--- Problem requirements ---
Scan the material and copy every line in which "diagram" appears.

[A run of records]

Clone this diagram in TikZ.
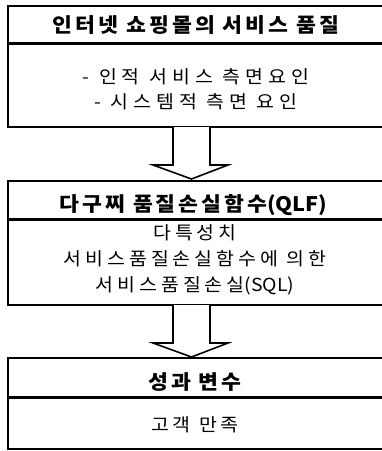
\documentclass[tikz,border=0pt]{standalone}
\usepackage{fontspec}
\usetikzlibrary{calc}
\newfontfamily\kr{Noto Sans CJK KR}[FakeStretch=1.08]
\newcommand{\hdr}{\kr\bfseries\fontsize{20}{22}\selectfont\addfontfeature{LetterSpace=15}}
\newcommand{\bdy}{\kr\fontsize{18}{25}\selectfont\addfontfeature{LetterSpace=22}}
\newcommand{\bdyw}{\kr\fontsize{18}{25}\selectfont\addfontfeature{LetterSpace=28}}
\newcommand{\tight}[1]{{\addfontfeature{LetterSpace=0}#1}}
\tikzset{
  frame/.style={draw=black, line width=1.6pt, fill=none, minimum width=376pt, inner sep=0pt, outer sep=0pt},
  divider/.style={line width=3pt},
  bigarrow/.style={draw=black, fill=white, line width=1.6pt, line join=miter},
  txt/.style={inner sep=0pt, outer sep=0pt, align=center, text=black}
}
\begin{document}
\begin{tikzpicture}[x=1pt,y=-1pt]
\useasboundingbox (0,0) rectangle (382,451);
\clip (0,0) rectangle (382,451);
\fill[white] (0,0) rectangle (382,451);
% box 1
\node[frame, minimum height=37pt] (h1) at (195.75,24.5) {};
\node[frame, minimum height=84pt] (b1) at (195.75,85) {};
% box 2
\node[frame, minimum height=38pt] (h2) at (195.75,200) {};
\node[frame, minimum height=86pt] (b2) at (195.75,262) {};
% box 3
\node[frame, minimum height=39pt] (h3) at (195.75,377.5) {};
\node[frame, minimum height=52pt] (b3) at (195.75,423) {};
% dividers
\draw[divider] (h1.south west) -- (h1.south east);
\draw[divider] (h2.south west) -- (h2.south east);
\draw[divider] (h3.south west) -- (h3.south east);
% arrows
\path (b1.south) ++(-4.25,0) coordinate (a1top);
\path (h2.north) ++(-4.25,-2) coordinate (a1tip);
\draw[bigarrow] let \p1=(a1top), \p2=(a1tip) in
  (\x1-18.5,\y1) -- (\x1-18.5,\y2+14) -- (\x1-38.5,\y2+14) -- (\x2,\y2)
  -- (\x1+36.5,\y2+14) -- (\x1+18.5,\y2+14) -- (\x1+18.5,\y1);
\path (b2.south) ++(-4.25,0) coordinate (a2top);
\path (h3.north) ++(-4.25,-1) coordinate (a2tip);
\draw[bigarrow] let \p1=(a2top), \p2=(a2tip) in
  (\x1-18.5,\y1) -- (\x1-18.5,\y2+14) -- (\x1-38.5,\y2+14) -- (\x2,\y2)
  -- (\x1+36.5,\y2+14) -- (\x1+18.5,\y2+14) -- (\x1+18.5,\y1);
% texts
\node[txt, font=\hdr] (t1) at (196,25) {인터넷 쇼핑몰의 서비스 품질};
\node[txt, font=\bdyw] (s1) at (196,89.5) {- 인적 서비스 측면요인\\- 시스템적 측면 요인};
\node[txt, font=\hdr] (t2) at (193.5,205) {다구찌 품질손실함수\tight{(QLF)}};
\node[txt, font=\bdy\fontsize{18}{26}\selectfont] (s2) at (195,259.5) {다특성치\\서비스품질손실함수에 의한\\서비스품질손실\tight{(SQL)}};
\node[txt, font=\hdr] (t3) at (195,382) {성과 변수};
\node[txt, font=\bdy] (s3) at (195,425) {고객 만족};
\end{tikzpicture}
\end{document}
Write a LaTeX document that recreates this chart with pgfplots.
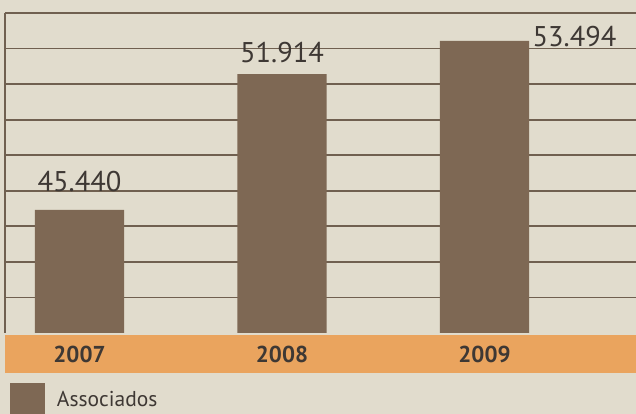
\documentclass[border=0pt]{standalone}
\usepackage{fontspec}
\setmainfont{PT Sans}
\usepackage{pgfplots}
\usepackage{pgfplotstable}
\pgfplotsset{compat=1.18}

\definecolor{paper}{RGB}{225,220,205}
\definecolor{rule}{RGB}{112,96,80}
\definecolor{barbrown}{RGB}{126,104,84}
\definecolor{band}{RGB}{234,164,94}
\definecolor{ink}{RGB}{62,56,52}

% associados por ano; dx/dy = offset of the value label
\pgfplotstableread{
x  year  v      dx  dy
0  2007  45440  0   28
1  2008  51914  0   22
2  2009  53494  90  4
}\assoc

\begin{document}
\begin{tikzpicture}[x=1pt,y=1pt]
\fill[paper] (0,0) rectangle (636,414);
\fill[band] (5,41) rectangle (636,79);
\begin{axis}[
    at={(5pt,81pt)}, anchor=south west,
    scale only axis, width=631pt, height=320pt,
    xmin=-0.368, xmax=2.748,
    ymin=39573, ymax=54829,
    scaled y ticks=false,
    separate axis lines,
    axis y line*=left, axis x line*=bottom,
    x axis line style={draw=none},
    y axis line style={draw=rule, line width=2pt},
    major tick length=0pt,
    ytick={41268,42963,44658,46353,48048,49744,51439,53134,54829},
    yticklabels={},
    ymajorgrids,
    major grid style={draw=rule, line width=1.8pt},
    xtick={0,1,2},
    xticklabels={2007,2008,2009},
    xticklabel style={font=\fontsize{23}{23}\selectfont\bfseries, text=ink,
        anchor=center, yshift=-21pt},
    legend style={at={(0.0079,-0.156)}, anchor=north west, draw=none, fill=none,
        inner sep=0pt, outer sep=0pt, font=\fontsize{21.5}{21.5}\selectfont, text=ink,
        /tikz/every odd column/.style={column sep=10pt}},
    legend image code/.code={\fill[barbrown] (0pt,-14pt) rectangle (35pt,17pt);},
]
\addplot[ybar, bar width=0.44, fill=barbrown, draw=none,
    visualization depends on={\thisrow{dx} \as \dx},
    visualization depends on={\thisrow{dy} \as \dy},
    nodes near coords={\pgfmathprintnumber[fixed,precision=0,1000 sep={.},assume math mode=true]{\pgfplotspointmeta}},
    every node near coord/.append style={anchor=center, xshift=\dx pt, yshift=\dy pt,
        font=\fontsize{28.5}{28.5}\selectfont, text=ink},
] table[x=x, y=v] {\assoc};
\addlegendentry{Associados}
\end{axis}
\pgfresetboundingbox
\useasboundingbox (0,0) rectangle (636,414);
\end{tikzpicture}
\end{document}
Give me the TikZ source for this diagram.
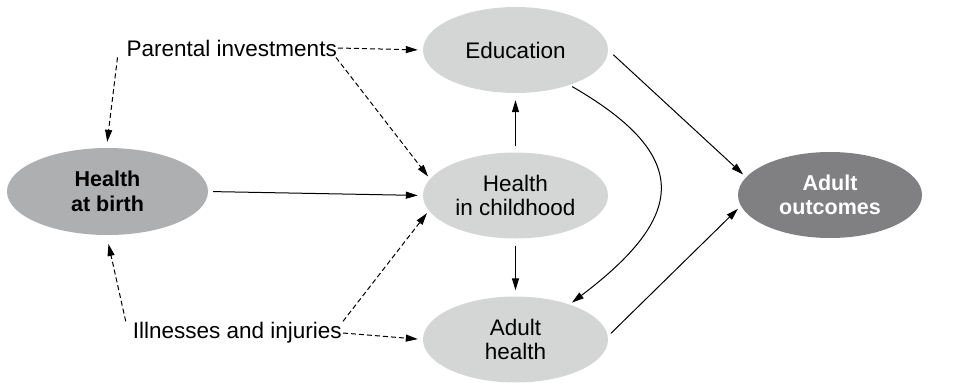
\documentclass[tikz,border=0pt]{standalone}
\usepackage{fontspec}
\setmainfont{Liberation Sans}
\usetikzlibrary{shapes.geometric,arrows.meta}
\definecolor{lightell}{HTML}{D4D6D5}
\definecolor{midell}{HTML}{AEAFB1}
\definecolor{darkell}{HTML}{808083}
\begin{document}
\begin{tikzpicture}[x=1pt,y=-1pt,
  every node/.style={font=\fontsize{22.5}{24.5}\selectfont, align=center, inner sep=1pt},
  ell/.style={ellipse, fill=lightell, inner sep=0pt, minimum width=185pt, minimum height=86pt},
  arr/.style={line width=1pt, -{Triangle[length=12pt,width=7pt]}},
  darr/.style={arr, dash pattern=on 5pt off 3pt}
]
\useasboundingbox (0,0) rectangle (967,383);
\node[ell] (edu) at (515.5,50) {Education};
\node[ell] (hic) at (515.5,195.5) {Health\\in childhood};
\node[ell] (ah) at (515.5,339.5) {Adult\\health};
\node[ell, fill=midell, minimum width=201pt, minimum height=87pt, font=\fontsize{21.5}{24.5}\selectfont\bfseries] (hab) at (107.5,191.5) {Health\\at birth};
\node[ell, fill=darkell, minimum width=184pt, minimum height=86pt, text=white, font=\fontsize{21.5}{24.5}\selectfont\bfseries] (ao) at (830,195) {Adult\\outcomes};
\node[anchor=east] (par) at (338,48) {Parental investments};
\node[anchor=east] (ill) at (343,333) {Illnesses and injuries};

\draw[darr, shorten >=5pt] (par.east) -- (edu.west);
\draw[darr, shorten >=3pt] ([xshift=-2pt]par.south east) -- (hic.169);
\draw[darr, shorten >=6pt] ([xshift=-8pt]par.south west) -- ([xshift=-1pt]hab.north);
\draw[arr, shorten <=5pt, shorten >=5pt] (hab.east) -- (hic.west);
\draw[darr, shorten >=9pt] ([xshift=-6pt]ill.north west) -- ([xshift=-1pt]hab.south);
\draw[darr, shorten >=3pt] ([xshift=0pt]ill.north east) -- (hic.190);
\draw[darr, shorten >=5pt] (ill.east) -- (ah.west);
\draw[arr, shorten <=6pt, shorten >=7pt] (hic.north) -- (edu.south);
\draw[arr, shorten <=7pt, shorten >=6pt] (hic.south) -- (ah.north);
\draw[arr, shorten <=7pt, shorten >=4pt] (edu.east) -- (ao.168);
\draw[arr, shorten <=4pt, shorten >=4pt] (ah.2) -- (ao.187);
\draw[arr, shorten <=3pt, shorten >=3pt] (edu.-33) .. controls +(125,72) and +(115,-87) .. (ah.33);
\end{tikzpicture}
\end{document}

--- Right answer ---
Clone this diagram in TikZ.
Give me the TikZ source for this diagram.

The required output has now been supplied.